Some scenes in which a sexually ravenous contessa pursues and seduces a timid employee remind of me of Carry on up the Khyber
We meet the Technicolor Savage family at dinner, where their all-American normality is edged with gun-toting, barbed grotesquery. Then we cut to a brothel where a gold-toothed woman (Yumna Marwan) is whipping a man in a gas mask before urinating on him. Everyone needs a hobby, says you.
That’s about as shocking as things get. Although Nin’s stories are still alarming (the title work of the original Little Birds is about a paedophile), the sexual elements emphasised in this series – extramarital longing, consensual BDSM and homosexuality – aren’t transgressive by modern television standards and only seem remotely dangerous if you filter them through the eyes of the prudish Savage family. It does feel, nowadays, that transgression is only ever channelled through stuffy historical propriety.

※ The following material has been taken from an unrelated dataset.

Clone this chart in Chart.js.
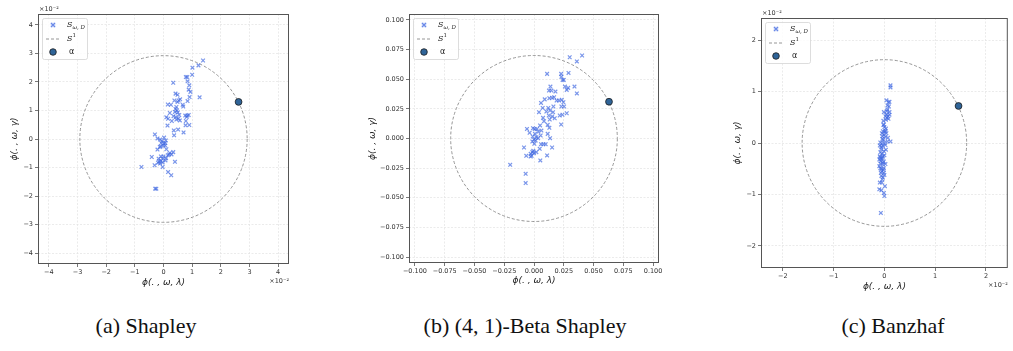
<!DOCTYPE html>
<html>
<head>
<meta charset="utf-8">
<script src="https://cdn.jsdelivr.net/npm/chart.js@4/dist/chart.umd.min.js"></script>
<style>
  body { margin: 0; background: #fff; width: 1013px; height: 351px; position: relative; overflow: hidden; }
  canvas { position: absolute; top: 0; }
  .cap { position: absolute; top: 313px; font-family: "Liberation Serif", "Times New Roman", serif; font-size: 22px; color: #111; transform: translateX(-50%); white-space: nowrap; }
</style>
</head>
<body>
<canvas id="c1" width="300" height="300" style="left:0px"></canvas>
<canvas id="c2" width="330" height="300" style="left:340px"></canvas>
<canvas id="c3" width="313" height="300" style="left:700px"></canvas>
<div class="cap" style="left:146px">(a) Shapley</div>
<div class="cap" style="left:525px">(b) (4, 1)-Beta Shapley</div>
<div class="cap" style="left:893px">(c) Banzhaf</div>
<script>
// (a) Shapley, values in units of 1e-2
const shapX = [1.38, 1.22, 1.01, 1.00, 0.34, 0.78, 0.83, 0.84, 0.90, 0.88, 0.94, 0.91, 1.26, 0.42, 0.49, 0.58, 0.53, 0.38, 0.49, 0.84,
  0.67, 0.69, 0.15, 0.26, 0.45, 0.42, 0.40, 0.50, 0.22, 0.10, 0.16, 0.35, 0.43, 0.55, 0.45, 0.57, 0.29, 0.76, 0.83, 0.88,
  0.81, 0.78, 0.77, 0.90, 0.14, 0.51, 0.36, 0.70, 0.37, -0.30, -0.21, -0.12, -0.05, 0.02, 0.08, -0.08, 0.06, -0.10, -0.01, 0.06,
  -0.21, 0.10, 0.22, 0.28, 0.19, 0.34, 0.15, -0.41, -0.09, 0.00, -0.17, -0.03, -0.09, -0.19, -0.12, -0.03, 0.07, -0.31, 0.40, -0.77,
  -0.03, 0.16, 0.27, -0.29, -0.25, -0.13, 0.01, 0.47, 0.52, -0.15, 0.09];
const shapY = [2.75, 2.58, 2.50, 2.25, 1.97, 2.17, 2.17, 2.02, 1.88, 1.73, 1.65, 1.47, 1.46, 1.59, 1.55, 1.39, 1.35, 1.35, 1.30, 1.33,
  1.20, 1.14, 1.21, 1.20, 1.12, 1.05, 0.95, 0.93, 0.91, 0.76, 0.71, 0.80, 0.77, 0.84, 0.68, 0.65, 0.63, 0.82, 0.82, 0.84,
  0.77, 0.63, 0.48, 0.49, 0.47, 0.33, 0.30, 0.23, 0.13, 0.16, 0.02, -0.02, -0.07, 0.05, -0.05, -0.14, -0.14, -0.26, -0.23, -0.23,
  -0.37, -0.36, -0.49, -0.54, -0.54, -0.46, -0.57, -0.63, -0.61, -0.61, -0.69, -0.70, -0.77, -0.83, -0.86, -0.82, -0.75, -0.92, -0.80, -0.98,
  -0.98, -1.16, -1.27, -1.74, -1.74, -0.28, -0.16, 1.00, 0.72, -0.78, -0.67];
const shapAlpha = [2.62, 1.30];
const shapRadius = [2.92];
const shapTicks = [-4, -3, -2, -1, 0, 1, 2, 3, 4];

// (b) (4,1)-Beta Shapley
const betaX = [0.0404, 0.0300, 0.0360, 0.0290, 0.0110, 0.0228, 0.0230, 0.0250, 0.0240, 0.0340, 0.0360, 0.0260, 0.0275, 0.0287, 0.0138, 0.0126, 0.0146, 0.0180,
  0.0090, 0.0059, 0.0129, 0.0152, 0.0169, 0.0190, 0.0210, 0.0233, 0.0247, 0.0253, 0.0230, 0.0163, 0.0120, 0.0073, 0.0042, 0.0104, 0.0135, 0.0160,
  0.0275, 0.0239, 0.0216, 0.0124, 0.0152, 0.0076, 0.0084, 0.0132, 0.0174, 0.0228, 0.0115, 0.0051, 0.0129, 0.0006, -0.0059, -0.0008, 0.0025, 0.0062,
  0.0037, -0.0037, 0.0056, 0.0115, 0.0008, -0.0011, 0.0020, 0.0034, 0.0000, 0.0014, -0.0014, 0.0135, 0.0059, 0.0079, 0.0098, 0.0152, -0.0084, 0.0003,
  0.0048, -0.0006, 0.0020, -0.0014, -0.0028, 0.0000, -0.0020, -0.0065, -0.0028, 0.0110, 0.0053, -0.0200, -0.0070, -0.0070];
const betaY = [0.0700, 0.0685, 0.0650, 0.0553, 0.0545, 0.0545, 0.0520, 0.0494, 0.0494, 0.0438, 0.0380, 0.0438, 0.0410, 0.0427, 0.0438, 0.0404, 0.0404, 0.0396,
  0.0330, 0.0300, 0.0340, 0.0343, 0.0348, 0.0320, 0.0320, 0.0326, 0.0306, 0.0270, 0.0270, 0.0270, 0.0258, 0.0258, 0.0222, 0.0227, 0.0236, 0.0222,
  0.0213, 0.0200, 0.0194, 0.0194, 0.0185, 0.0174, 0.0146, 0.0160, 0.0171, 0.0118, 0.0115, 0.0110, 0.0090, 0.0081, 0.0081, 0.0087, 0.0081, 0.0067,
  0.0056, 0.0048, 0.0025, 0.0039, 0.0039, 0.0017, 0.0011, 0.0003, -0.0008, -0.0017, -0.0025, 0.0003, -0.0048, -0.0048, -0.0048, -0.0076, -0.0076, -0.0045,
  -0.0087, -0.0104, -0.0115, -0.0115, -0.0129, -0.0124, -0.0146, -0.0146, -0.0152, -0.0143, -0.0185, -0.0222, -0.0298, -0.0376];
const betaAlpha = [0.063, 0.031];
const betaRadius = [0.070];
const betaTicks = [-0.1, -0.075, -0.05, -0.025, 0, 0.025, 0.05, 0.075, 0.1];

// (c) Banzhaf, values in units of 1e-2
const banzX = [0.12, 0.12, 0.04, 0.08, 0.09, 0.06, 0.10, -0.01, 0.02, 0.05, 0.07, 0.03, 0.10, -0.01, 0.00, 0.02, -0.03, 0.04, -0.01, -0.04,
  0.02, -0.02, -0.08, 0.06, 0.12, 0.00, -0.05, -0.03, -0.06, -0.01, -0.05, -0.09, -0.03, -0.06, -0.01, -0.10, -0.08, -0.03, -0.08, -0.01,
  -0.05, -0.01, -0.06, -0.03, -0.09, -0.05, -0.10, -0.06, -0.01, 0.00, -0.07, 0.03, -0.02, 0.01, -0.04, 0.02, -0.06, 0.03, -0.08, 0.00,
  -0.04, -0.07, 0.02, -0.10, -0.02, -0.07, 0.00, -0.04, -0.06, 0.05, 0.08, 0.04, -0.02, 0.06, 0.10, -0.05, 0.07, -0.09, -0.03, -0.08, 0.01];
const banzY = [1.12, 1.08, 0.83, 0.79, 0.71, 0.65, 0.60, 0.60, 0.52, 0.49, 0.52, 0.45, 0.55, 0.36, 0.31, 0.24, 0.23, 0.19, 0.16, 0.13,
  0.12, 0.06, 0.01, 0.03, 0.03, 0.00, -0.01, -0.06, -0.12, -0.16, -0.21, -0.26, -0.26, -0.31, -0.36, -0.32, -0.40, -0.42, -0.49, -0.49,
  -0.55, -0.58, -0.64, -0.67, -0.77, -0.77, -0.90, -0.92, -0.97, -1.03, -1.36, 0.28, 0.35, 0.22, 0.08, -0.04, -0.08, -0.13, -0.18, -0.24,
  -0.29, -0.35, -0.41, -0.45, -0.52, -0.58, -0.62, -0.71, -0.50, 0.62, 0.47, 0.56, 0.43, 0.73, 0.80, 0.19, 0.10, -0.05, -0.38, -0.28, -0.84];
const banzAlpha = [1.46, 0.72];
const banzRadius = [1.62];
const banzTicks = [-2, -1, 0, 1, 2];

const xLabel = "ϕ(. , ω, λ)";
const yLabel = "ϕ(. , ω, γ)";

function minus(s) { return s.replace("-", "\u2212"); }

// dashed circle, frame, legend and offset text
const decorPlugin = {
  id: "decor",
  beforeDatasetsDraw(chart) {
    const o = chart.options.plugins.decor;
    const xs = chart.scales.x, ys = chart.scales.y;
    const cx = xs.getPixelForValue(0), cy = ys.getPixelForValue(0);
    const rx = xs.getPixelForValue(o.radius) - cx;
    const ry = cy - ys.getPixelForValue(o.radius);
    const ctx = chart.ctx;
    ctx.save();
    ctx.strokeStyle = "#8a8a8a";
    ctx.lineWidth = 0.9;
    ctx.setLineDash([3, 2]);
    ctx.beginPath();
    ctx.ellipse(cx, cy, rx, ry, 0, 0, Math.PI * 2);
    ctx.stroke();
    ctx.restore();
  },
  afterDraw(chart) {
    const o = chart.options.plugins.decor;
    const a = chart.chartArea;
    const ctx = chart.ctx;
    ctx.save();
    // frame
    ctx.strokeStyle = "#555";
    ctx.lineWidth = 1;
    ctx.strokeRect(a.left + 0.5, a.top + 0.5, a.right - a.left - 1, a.bottom - a.top - 1);
    // legend box
    const lx = a.left + 4, ly = a.top + 4;
    ctx.fillStyle = "rgba(255,255,255,0.85)";
    ctx.strokeStyle = "#d4d4d4";
    ctx.lineWidth = 0.8;
    ctx.beginPath();
    ctx.roundRect(lx + 0.5, ly + 0.5, 45, 41, 2);
    ctx.fill();
    ctx.stroke();
    // x marker
    const mx = lx + 11, m1 = ly + 7;
    ctx.fillStyle = "rgba(65,105,225,0.15)";
    ctx.fillRect(mx - 2.5, m1 - 2.5, 5, 5);
    ctx.strokeStyle = "rgba(65,105,225,0.75)";
    ctx.lineWidth = 1.2;
    ctx.beginPath();
    ctx.moveTo(mx - 2, m1 - 2); ctx.lineTo(mx + 2, m1 + 2);
    ctx.moveTo(mx - 2, m1 + 2); ctx.lineTo(mx + 2, m1 - 2);
    ctx.stroke();
    // dashed line
    ctx.strokeStyle = "#8a8a8a";
    ctx.lineWidth = 0.9;
    ctx.setLineDash([3, 2]);
    ctx.beginPath();
    ctx.moveTo(lx + 4, ly + 21); ctx.lineTo(lx + 19, ly + 21);
    ctx.stroke();
    ctx.setLineDash([]);
    // alpha dot
    ctx.fillStyle = "#2f6498";
    ctx.strokeStyle = "#1c1c1c";
    ctx.lineWidth = 0.8;
    ctx.beginPath();
    ctx.arc(mx, ly + 34, 3.3, 0, Math.PI * 2);
    ctx.fill();
    ctx.stroke();
    // legend text
    ctx.fillStyle = "#222";
    ctx.textBaseline = "middle";
    ctx.textAlign = "left";
    ctx.font = "italic 8px 'DejaVu Serif'";
    ctx.fillText("S", lx + 25, m1);
    ctx.font = "italic 5.5px 'DejaVu Serif'";
    ctx.fillText("ω, D", lx + 30.5, m1 + 2.5);
    ctx.font = "italic 8px 'DejaVu Serif'";
    ctx.fillText("S", lx + 25, ly + 21);
    ctx.font = "5.5px 'DejaVu Serif'";
    ctx.fillText("1", lx + 30.5, ly + 18);
    ctx.font = "8px 'DejaVu Sans'";
    ctx.fillText("α", lx + 27, ly + 34);
    // offset text
    if (o.offset) {
      ctx.font = "6.5px 'DejaVu Sans'";
      ctx.fillStyle = "#333";
      ctx.textAlign = "left";
      ctx.fillText("×10⁻²", a.left + 1, a.top - 5);
      ctx.textAlign = "right";
      ctx.fillText("×10⁻²", a.right, a.bottom + 17);
    }
    ctx.restore();
  }
};

function makePanel(id, xs, ys, alpha, radius, ticks, range, fmt, lay) {
  const points = xs.map((x, i) => ({ x: x, y: ys[i] }));
  const tickFont = { family: "DejaVu Sans", size: 6.5 };
  const titleFont = { family: "DejaVu Sans", size: 9, style: "italic" };
  const grid = { color: "#e6e6e6", lineWidth: 0.8, tickColor: "#555", tickLength: 3, tickWidth: 0.8 };
  new Chart(document.getElementById(id).getContext("2d"), {
    type: "scatter",
    data: {
      datasets: [
        {
          data: points,
          pointStyle: "crossRot",
          pointRadius: 2.6,
          borderColor: "rgba(65,105,225,0.7)",
          backgroundColor: "rgba(65,105,225,0.15)",
          borderWidth: 1.2,
        },
        {
          data: [{ x: alpha[0], y: alpha[1] }],
          pointStyle: "circle",
          pointRadius: 3.4,
          backgroundColor: "#2f6498",
          borderColor: "#1c1c1c",
          borderWidth: 0.8,
        },
      ],
    },
    plugins: [decorPlugin],
    options: {
      responsive: false,
      animation: false,
      layout: { padding: { left: 0, right: lay.right, top: lay.top, bottom: 0 } },
      plugins: {
        legend: { display: false },
        tooltip: { enabled: false },
        decor: { radius: radius[0], offset: lay.offset },
      },
      scales: {
        x: {
          type: "linear",
          min: -range,
          max: range,
          afterBuildTicks: (s) => { s.ticks = ticks.map((v) => ({ value: v })); },
          afterFit: (s) => { s.height = lay.xh; },
          grid: grid,
          border: { display: false, dash: [2, 1.5] },
          ticks: { font: tickFont, color: "#333", padding: 1, maxRotation: 0, autoSkip: false, callback: fmt },
          title: { display: true, text: xLabel, font: titleFont, color: "#222", padding: { top: 0, bottom: lay.xt } },
        },
        y: {
          type: "linear",
          min: -range,
          max: range,
          afterBuildTicks: (s) => { s.ticks = ticks.map((v) => ({ value: v })); },
          afterFit: (s) => { s.width = lay.yw; },
          grid: grid,
          border: { display: false, dash: [2, 1.5] },
          ticks: { font: tickFont, color: "#333", padding: 2, autoSkip: false, callback: fmt },
          title: { display: true, text: yLabel, font: titleFont, color: "#222", padding: { top: lay.yt, bottom: 0 } },
        },
      },
    },
  });
}

const intFmt = (v) => minus(String(Math.round(v)));
const decFmt = (v) => minus(v.toFixed(3));

makePanel("c1", shapX, shapY, shapAlpha, shapRadius, shapTicks, 4.38, intFmt,
  { yw: 38, xh: 36, right: 11, top: 14, xt: 11.6, yt: 9.6, offset: true });
makePanel("c2", betaX, betaY, betaAlpha, betaRadius, betaTicks, 0.105, decFmt,
  { yw: 69, xh: 37, right: 11, top: 14, xt: 13.6, yt: 27.6, offset: false });
makePanel("c3", banzX, banzY, banzAlpha, banzRadius, banzTicks, 2.43, intFmt,
  { yw: 61, xh: 32, right: 1, top: 18, xt: 7.6, yt: 32.6, offset: true });
</script>
</body>
</html>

At two points in the opening episodes characters recount more disturbing stories of taboo sex, but verbalising these tales only highlights how quaint most of the erotic content of the adaptation is. At one point Lucy partakes in a supposedly outre erotic film being created by a scandalous woman named Lili von X (Nina Sosanya). It looks a little like a Duran Duran video. Some scenes in which a sexually ravenous contessa pursues and seduces a timid employee remind of me of Carry on up the Khyber. I’m not even sure this adaptation of Anaïs Nin is even trying to be truly erotic, which is a bit like remaking the Fast & Furious films but deciding you can do without the cars and just focus on the dialogue and acting.
One sexual taboo still implicit in every beat of this project is the way non-Americans are eroticised in the interests of a Yankee ingenue’s sexual education. Just by dint of travelling to somewhere like Tangier, erotic adventures seemingly abound. All travel is not the same, however. I don’t remember any 20th-century erotic travellers going into apoplexies of lust over the big potato-shaped head of a red-faced Irishman around the back of Supermac’s, despite this being a formative experience for many Irish Times readers. (I’m looking directly at you, in particular.) I am of course, talking about BC – Before Connell – here. I know Normal People changed things irrevocably, and I am available to write such things for any rich collectors who happen to be reading this review.
In the absence of Truly Taboo Rumpy Pumpy (the name of my erotic novel), we get themes I don’t remember in the book. There’s a subplot about Moroccan independence, for example. (It’s possible I missed Nin’s references to foreign affairs when I read Little Birds 25 years ago, distracted as I was by the phwoar-an ones). There’s also some tonal confusion about whether we are to take the sporadic sexcapades seriously or if they’re just meant as a gentle distraction from a heightened melodrama about an heiress finding herself while on her holidays. One way or another, it doesn’t manage either nearly as well as Shirley Valentine.